A pair of metal masks or metal mashes is prepared: one for forming the N-type semi-conductors 150, and the other for forming the P-type semiconductors 140. For this, the pair of metal masks or metal mashes has different fine hole patterns.

In other words, since the metal masks or metal mashes are used for forming the P-type and N-type semiconductors 140 and 150, respectively, the fine hole patterns of the metal masks or metal mashes are not aligned when the metal masks or metal mashes are put one on the other.

FIG. 12 shows the P-type and N-type semiconductors 140 and 150 formed using the metal masks or metal mashes. Referring to the lowermost region of FIG. 12, in a given electrode region, a pair of P-type and N-type semiconductors are disposed at a pre-determined distance apart from each other.

Thereafter, in operation S600, the upper substrate 110 at which the N-type semi-conductors 150 are formed in operation S500 is placed in a die (not shown) together with the lower substrate 120 on which the P-type semiconductors 140 are formed in operation S500. In the die, the upper substrate 110 faces the lower substrate 120 as shown in the lowermost region of FIG. 12. Then, the upper and lower substrates 110 and 120 are sintered by pressing and heating.

The sintering is performed in a temperature range in which thermoelectric powder is generally sintered.
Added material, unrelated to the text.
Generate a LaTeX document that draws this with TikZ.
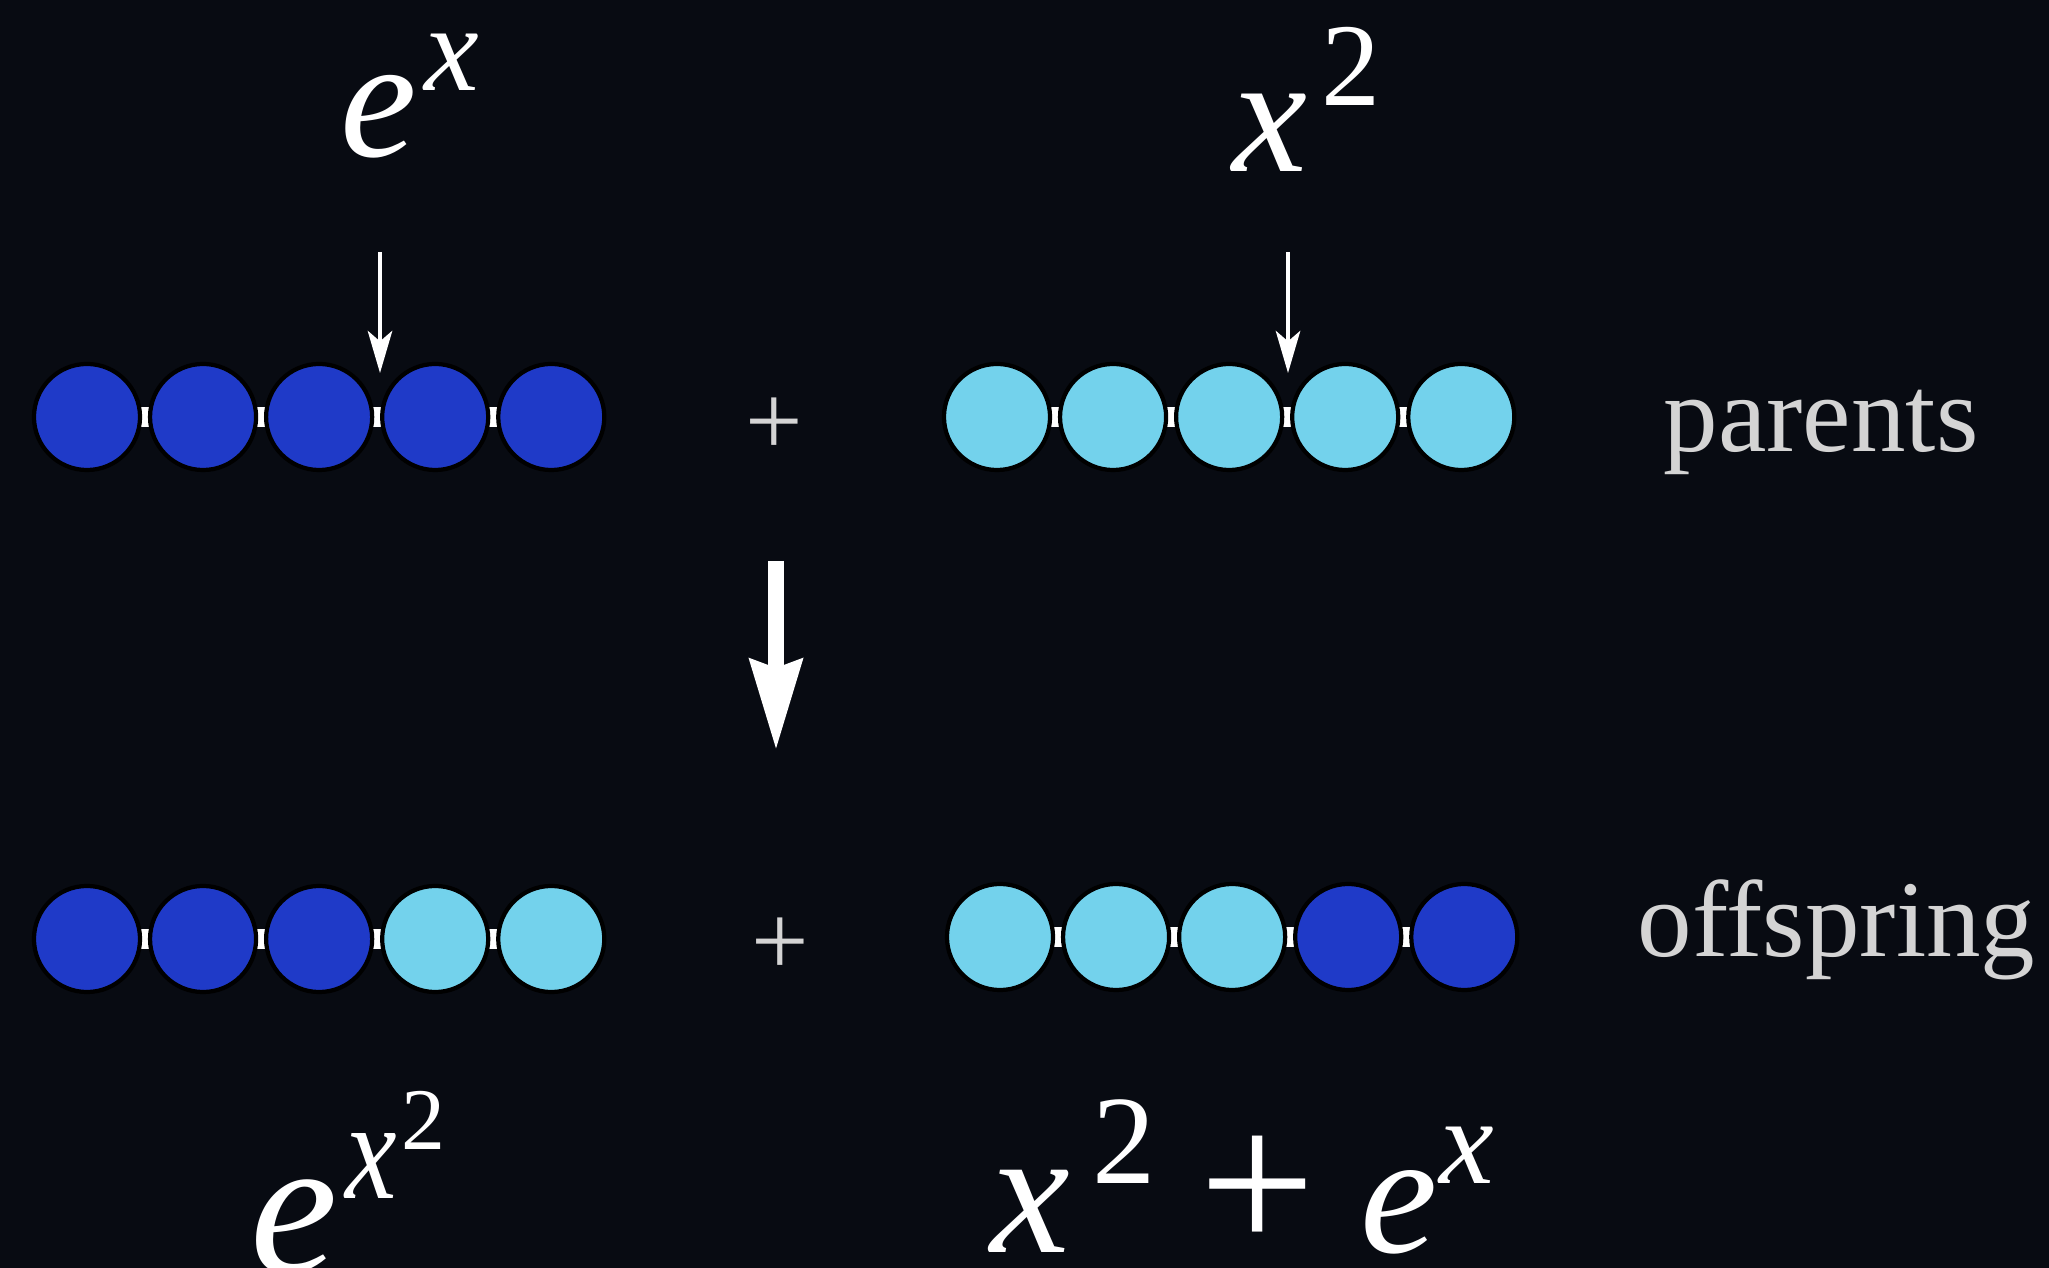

In the current embodiment, the sintering is performed in the temperature range from about 300° C. to about 550° C. since Bi—Te—Sb or Bi—Te—Se thermoelectric powder is used. The sintering may be started in a vacuum and then continued in a non-oxidation atmosphere.

Although embodiments have been described with reference to a number of illustrative embodiments thereof, it should be understood that numerous other modifications and embodiments can be devised by those skilled in the art that will fall within the spirit and scope of the principles of this disclosure.

For example, the P-type and N-type semiconductors 140 and 150 are simultaneously formed on the top surfaces of the lower electrodes 134 at predetermined intervals in operation S500 according to an embodiment. However, the P-type and N-type semi-conductors 140 and 150 can be formed on the bottom surfaces of the upper electrodes 132 in another embodiment.

Claims

1. A thermoelectric module comprising:

upper and lower substrates formed of ceramic or aluminum and forming upper and lower surfaces of the thermoelectric module;

electrodes disposed on surfaces of the upper and lower substrates, the electrodes being formed of an electrically conductive material for transmitting electric power;

a plurality of P-type and N-type semiconductors spaced between the electrodes, the P-type and N-type semiconductors being forming by sintering a paste mixture of thermoelectric powder and an organic solvent,

wherein the electrodes and the P-type and N-type semiconductors are formed by a printing method.

2. The thermoelectric module according to claim 1, wherein the electrodes are formed by sintering a paste mixture of silver (Ag) or copper (Cu) powder and an organic solvent.

3. The thermoelectric module according to claim 1 or 2, wherein the paste mixture comprises about 40% to about 95% by volume of the thermoelectric power.

4. The thermoelectric module according to claim 3, wherein the organic solvent mixed with the thermoelectric powder is removed at a temperature equal to or lower than a sintering temperature of the thermoelectric powder.

5. The thermoelectric module according to claim 1, wherein the printing method is a screen printing method.